Last week, Saudi Arabia’s government said that the kingdom’s gross domestic product had soared to more than $1 trillion, breaking records amid a surge in oil prices.

Iran’s economy has suffered from decades of international trade sanctions, which were only briefly eased during a deal between Tehran and world powers to curb its nuclear programme.

But the country’s oil exports have surged, said Oil Minister Javad Owji earlier this month.

According to the International Energy Agency, the country bought in about $58 billion in revenue this month, slightly below their estimated budgetary break-even requirement of about $60 billion.

“Stability in the region is very important, for the world and for the countries in the region, and we have always said that Iran is our neighbour and we have no interest to have a conflict with our neighbours, if they are willing to co-operate,” Mr Al Jadaan later told Reuters in an interview.

Countries in the region, as well as the US and western allies, have been increasingly concerned over Iran’s efforts to supply proxy forces with sophisticated arms, including Houthi rebels in Yemen and Iraqi militias.

China and the US have subsequently welcomed efforts to reduce tension.

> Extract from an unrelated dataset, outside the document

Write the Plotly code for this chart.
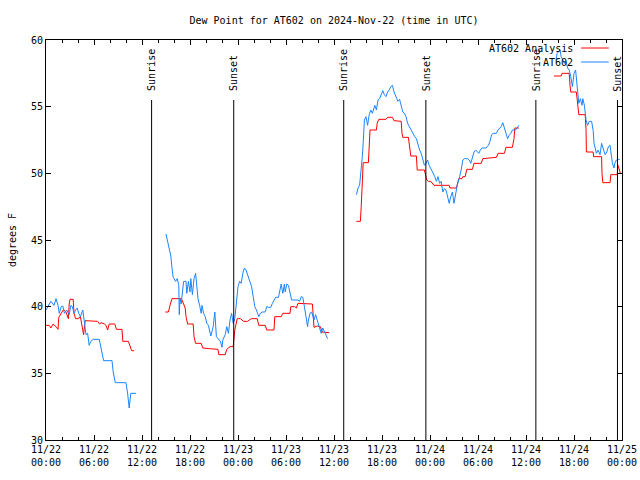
import pandas as pd
import plotly.graph_objects as go

BASE = pd.Timestamp("2024-11-22 00:00")

# Observed dew point (AT602), hours since 2024-11-22 00:00 UTC; None = gap
obs_hours = [
    0.0, 0.6, 1.0, 1.25, 1.5, 1.66, 1.9, 2.1, 2.3, 2.6, 2.9, 3.1, 3.3, 3.5, 3.7, 3.9, 4.1, 4.3, 4.6, 4.8,
    5.0, 5.2, 5.4, 5.6, 5.9, 6.66, 6.9, 7.2, 8.25, 8.4, 8.66, 10.0, 10.2, 10.4, 10.6, 11.25,
    None,
    15.0, 15.2, 15.4, 15.6, 15.75, 15.9, 16.2, 16.4, 16.6, 16.66, 16.75, 16.9, 17.2, 17.5, 17.6, 17.8,
    18.0, 18.1, 18.3, 18.5, 18.7, 18.8, 19.0, 19.2, 19.4, 19.5, 19.7, 19.9, 20.1, 20.3, 20.5, 20.6,
    20.9, 21.1, 21.3, 21.5, 21.8, 22.0, 22.1, 22.4, 22.6, 22.8, 23.0, 23.2, 23.4, 23.6, 23.8, 24.0,
    24.2, 24.4, 24.6, 24.8, 25.0, 25.2, 25.5, 25.7, 25.9, 26.1, 26.3, 26.6, 26.8, 27.0, 27.4, 27.6,
    27.8, 28.1, 28.3, 28.5, 28.7, 29.06, 29.2, 29.4, 29.6, 29.8, 29.9, 30.1, 30.3, 30.5, 30.7, 31.5,
    31.7, 31.9, 32.1, 32.3, 32.5, 32.7, 32.8, 33.0, 33.2, 33.5, 33.7, 33.9, 34.0, 34.2, 34.4, 34.6,
    34.8, 35.0, 35.2,
    None,
    38.8, 39.0, 39.2, 39.3, 39.5, 39.6, 39.75, 39.8, 40.0, 40.2, 40.4, 40.6, 40.8, 41.1, 41.3, 41.5,
    41.7, 41.9, 42.1, 42.3, 42.5, 42.7, 42.9, 43.1, 43.3, 43.5, 43.8, 44.0, 44.2, 44.4, 44.6, 44.8,
    45.0, 45.2, 45.5, 45.7, 45.9, 46.1, 46.3, 46.5, 46.7, 46.9, 47.1, 47.3, 47.5, 47.7, 47.9, 48.2,
    48.4, 48.6, 48.8, 49.0, 49.2, 49.4, 49.6, 49.8, 50.0, 50.2, 50.4, 50.6, 50.8, 51.0, 51.2, 51.4,
    51.7, 51.9, 52.1, 52.3, 52.7, 52.9, 53.1, 53.3, 53.5, 53.7, 53.9, 54.1, 54.3, 54.5, 55.0, 55.3,
    55.5, 55.7, 55.9, 56.3, 56.5, 56.7, 56.9, 57.1, 57.3, 57.5, 57.7, 57.9, 58.1, 58.3, 58.7, 58.9,
    59.1,
    None,
    63.75, 63.9, 64.25, 64.4, 64.6, 64.8, 65.0, 65.2, 65.4, 65.6, 65.8, 66.0, 66.2, 66.3, 66.5, 66.6,
    66.8, 67.0, 67.1, 67.3, 67.5, 67.7, 67.9, 68.2, 68.4, 68.5, 68.8, 69.0, 69.25, 69.45, 69.7, 69.9,
    70.1, 70.3, 70.5, 70.6, 70.8, 71.0, 71.1, 71.3, 71.7,
]
obs_vals = [
    39.75, 40.4, 40.1, 40.6, 40.1, 39.5, 40.0, 40.05, 39.5, 39.75, 39.4, 40.1, 40.0, 39.5, 39.75, 39.9, 39.5, 39.25, 39.75, 39.0,
    37.9, 38.0, 37.1, 37.4, 37.55, 37.55, 36.75, 35.95, 35.95, 35.1, 34.3, 34.3, 33.5, 32.4, 33.5, 33.5,
    None,
    45.45, 44.8, 44.3, 43.8, 42.9, 42.2, 41.9, 42.1, 41.6, 39.4, 40.6, 40.2, 41.9, 41.9, 41.0, 41.9,
    41.1, 42.1, 40.9, 42.1, 42.5, 41.6, 40.6, 40.1, 39.5, 40.1, 39.5, 39.25, 38.75, 38.6, 38.0, 37.8,
    38.5, 39.6, 37.75, 37.6, 37.4, 36.95, 37.5, 37.9, 38.5, 38.0, 39.0, 39.5, 38.75, 39.1, 40.6, 41.5,
    41.9, 41.75, 42.5, 42.9, 42.75, 42.4, 41.9, 41.5, 40.75, 40.0, 39.75, 39.25, 39.5, 39.6, 39.6, 40.0,
    39.95, 39.95, 40.25, 40.5, 40.7, 40.7, 41.25, 41.7, 41.0, 41.7, 41.1, 41.7, 41.6, 41.1, 40.5, 40.5,
    40.4, 40.75, 40.7, 40.0, 39.1, 38.5, 39.0, 39.5, 39.6, 39.0, 39.4, 39.0, 38.75, 38.5, 38.0, 38.4,
    38.1, 37.9, 37.6,
    None,
    48.4, 48.9, 49.1, 49.6, 51.0, 51.75, 53.25, 54.0, 54.25, 53.6, 54.4, 54.75, 54.5, 55.1, 54.75, 55.5,
    55.6, 55.9, 56.2, 55.9, 55.75, 56.1, 56.25, 56.5, 56.6, 56.1, 55.6, 55.4, 55.55, 55.0, 54.6, 54.5,
    54.25, 53.75, 53.4, 53.25, 53.0, 52.75, 52.6, 52.1, 51.75, 51.5, 51.1, 50.6, 50.75, 51.0, 50.6, 50.25,
    50.0, 49.75, 49.4, 49.75, 49.25, 49.4, 48.6, 48.85, 48.75, 48.1, 47.75, 48.25, 48.6, 47.75, 48.6, 49.1,
    49.75, 50.25, 51.0, 51.1, 51.1, 51.0, 50.75, 51.1, 51.6, 51.75, 51.6, 51.5, 51.75, 51.9, 51.9, 52.1,
    52.4, 52.9, 53.0, 53.0, 53.25, 53.4, 53.5, 53.8, 53.4, 52.9, 52.6, 52.85, 53.0, 53.25, 53.25, 53.4,
    53.6,
    None,
    58.5, 59.0, 59.25, 58.75, 58.5, 58.25, 58.4, 57.9, 57.75, 57.25, 56.5, 57.5, 57.75, 57.0, 55.6, 55.25,
    55.6, 55.1, 55.6, 55.1, 54.0, 53.6, 53.9, 53.9, 53.2, 52.25, 51.5, 51.75, 51.4, 52.25, 51.75, 51.4,
    51.6, 52.0, 52.1, 51.5, 50.75, 50.4, 50.75, 51.0, 51.05,
]

# Analysis dew point (AT602 Analysis)
ana_hours = [
    0.0, 0.4, 0.6, 0.9, 1.25, 1.5, 1.6, 1.9, 2.2, 2.5, 2.8, 2.9, 3.0, 3.4, 3.5, 3.7, 4.0, 4.3, 4.6, 4.7,
    4.9, 5.8, 6.45, 6.7, 6.9, 7.3, 7.5, 7.7, 7.9, 8.6, 8.8, 9.5, 9.6, 10.3, 10.5, 10.7, 11.0,
    None,
    14.9, 15.3, 15.5, 15.75, 16.9, 17.0, 17.4, 17.5, 17.7, 18.4, 18.5, 18.7, 19.4, 19.6, 20.4, 21.5,
    21.6, 22.4, 22.6, 23.0, 23.4, 23.6, 23.9, 24.3, 24.7, 25.2, 25.4, 25.7, 26.4, 26.6, 27.4, 27.6,
    28.5, 28.6, 29.4, 29.6, 30.5, 30.6, 31.1, 31.3, 31.5, 31.9, 32.2, 33.3, 33.5, 33.9, 34.3, 34.5,
    35.4,
    None,
    38.8, 39.3, 39.4, 39.5, 39.6, 39.65, 40.3, 40.4, 40.5, 41.3, 41.4, 41.6, 42.5, 42.7, 43.3, 43.5,
    44.4, 44.5, 44.6, 45.3, 45.5, 45.6, 46.3, 46.4, 47.3, 47.4, 47.6, 47.8, 48.1, 48.5, 50.4, 50.5,
    51.3, 51.6, 52.0, 52.1, 52.4, 52.6, 53.3, 53.5, 54.4, 54.6, 56.3, 56.5, 57.3, 57.5, 58.3, 58.5,
    58.6, 59.1,
    None,
    63.5, 64.4, 64.5, 65.4, 65.5, 65.6, 66.3, 66.45, 66.6, 67.4, 67.5, 67.55, 68.4, 68.45, 69.45, 69.5,
    69.6, 70.5, 70.6, 71.4, 71.5, 71.8,
]
ana_vals = [
    38.6, 38.6, 38.4, 38.7, 38.5, 38.3, 39.2, 39.5, 39.8, 39.6, 39.1, 40.2, 40.55, 40.55, 39.5, 39.1, 39.1, 39.25, 38.25, 37.9,
    38.95, 38.95, 38.9, 38.7, 38.8, 38.7, 38.6, 38.25, 38.7, 38.7, 38.3, 38.3, 37.4, 37.4, 37.0, 36.7, 36.7,
    None,
    39.6, 39.6, 40.1, 40.6, 40.6, 40.5, 39.9, 39.25, 38.7, 38.7, 37.75, 37.25, 37.25, 36.9, 36.85, 36.8,
    36.4, 36.4, 36.8, 37.0, 37.0, 38.25, 39.1, 39.1, 38.9, 38.9, 39.0, 39.1, 39.1, 38.6, 38.6, 38.25,
    38.25, 39.25, 39.25, 39.5, 39.5, 40.0, 40.0, 39.9, 40.25, 40.25, 40.2, 40.2, 38.45, 38.55, 38.5, 38.1,
    38.05,
    None,
    46.4, 46.4, 47.5, 49.5, 50.5, 50.8, 50.8, 52.4, 53.25, 53.25, 53.75, 54.05, 54.05, 54.2, 54.2, 53.95,
    53.9, 53.0, 52.7, 52.7, 51.6, 51.3, 51.3, 50.25, 50.25, 49.9, 49.5, 49.4, 49.4, 49.1, 49.1, 48.9,
    48.9, 49.6, 49.6, 49.75, 49.75, 50.3, 50.3, 50.75, 50.75, 51.1, 51.2, 51.5, 51.5, 51.95, 51.95, 52.6,
    53.4, 53.4,
    None,
    57.3, 57.3, 57.5, 57.5, 56.6, 56.1, 56.1, 55.4, 54.4, 54.4, 53.3, 51.6, 51.6, 51.25, 51.25, 50.0,
    49.3, 49.3, 49.9, 49.9, 50.6, 50.0,
]

sun_labels = ["Sunrise", "Sunset", "Sunrise", "Sunset", "Sunrise", "Sunset"]
sun_times = ["2024-11-22 13:12", "2024-11-22 23:28", "2024-11-23 13:13",
             "2024-11-23 23:29", "2024-11-24 13:14", "2024-11-24 23:26"]

series_names = ["AT602 Analysis", "AT602"]
series_colors = ["#ff0000", "#1a85ff"]


def to_time(hours):
    return [None if h is None else BASE + pd.Timedelta(hours=h) for h in hours]


FONT = dict(family="DejaVu Sans Mono", size=10, color="black")

fig = go.Figure()
fig.add_trace(go.Scatter(x=to_time(ana_hours), y=ana_vals, mode="lines", name=series_names[0],
                         line=dict(color=series_colors[0], width=1), connectgaps=False))
fig.add_trace(go.Scatter(x=to_time(obs_hours), y=obs_vals, mode="lines", name=series_names[1],
                         line=dict(color=series_colors[1], width=1), connectgaps=False))

for lab, t in zip(sun_labels, sun_times):
    fig.add_shape(type="line", xref="x", yref="y", x0=t, x1=t, y0=30, y1=55.5,
                  line=dict(color="black", width=1))
    fig.add_annotation(x=t, y=56.0, xref="x", yref="y", text=lab, textangle=-90,
                       showarrow=False, xanchor="center", yanchor="bottom", font=FONT)

# legend (text to the left of the line sample, gnuplot style)
leg_y = [0.98, 0.945]
for name, col, yy in zip(series_names, series_colors, leg_y):
    fig.add_annotation(x=0.918, y=yy, xref="paper", yref="paper", text=name, showarrow=False,
                       xanchor="right", yanchor="middle", font=FONT)
    fig.add_shape(type="line", xref="paper", yref="paper", x0=0.929, x1=0.977, y0=yy, y1=yy,
                  line=dict(color=col, width=1))

fig.update_layout(
    width=640, height=480,
    margin=dict(l=46, r=18, t=40, b=40, autoexpand=False),
    paper_bgcolor="white", plot_bgcolor="white",
    showlegend=False,
    font=FONT,
    title=dict(text="Dew Point for AT602 on 2024-Nov-22 (time in UTC)", x=0.5, xref="paper",
               xanchor="center", y=1 - 20 / 480, yanchor="middle", font=FONT, automargin=False),
)
fig.update_xaxes(
    type="date", range=["2024-11-22 00:00", "2024-11-25 00:00"], automargin=False,
    tick0="2024-11-22 00:00", dtick=6 * 3600 * 1000, tickformat="%m/%d<br>%H:%M",
    ticks="inside", ticklen=5, tickcolor="black", showline=True, linecolor="black", linewidth=1,
    mirror="ticks", showgrid=False, zeroline=False, tickfont=FONT,
    minor=dict(dtick=2 * 3600 * 1000, ticks="inside", ticklen=3, tickcolor="black", showgrid=False),
)
fig.update_yaxes(
    range=[30, 60], dtick=5, tick0=30, ticks="inside", ticklen=5, tickcolor="black", automargin=False,
    showline=True, linecolor="black", linewidth=1, mirror="ticks", showgrid=False, zeroline=False,
    tickfont=FONT, title=dict(text="degrees F", font=FONT, standoff=12),
)

fig.write_html("out.html", config={"displayModeBar": False},
               post_script="document.body.style.margin='0';document.body.style.overflow='hidden';")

“We have no reason not to invest in Iran, and we have no reason not to allow them to invest in Saudi Arabia. It is in our interest to make sure that both nations benefit from each others resources and competitive advantage,” Mr Al Jadaan said.

“If they [Iran] are willing to go through this process, then we are more than willing to go through this process and show them they are welcome, and we would be more than happy to participate in their development,” he said.

Saudi Arabia cut ties with Iran in 2016 after its embassy in Tehran was stormed during a dispute between the two countries over Riyadh's execution of a prominent Shiite Muslim cleric.

The kingdom also has blamed Iran for missile and drone attacks on its oil complexes in 2019, as well as attacks on tankers in Gulf waters.

Iran has denied the charges.

Both sides have agreed to reactivate a 2001 security agreement, which covers co-operation in fighting drugs, smuggling and organised crime, as well as another earlier pact on trade, economy and investment.

“Resuming diplomatic relations does not mean we are allies … Diplomatic relations are the norm for Saudi Arabia, and we should have them with everybody,” Mr Al Jadaan said.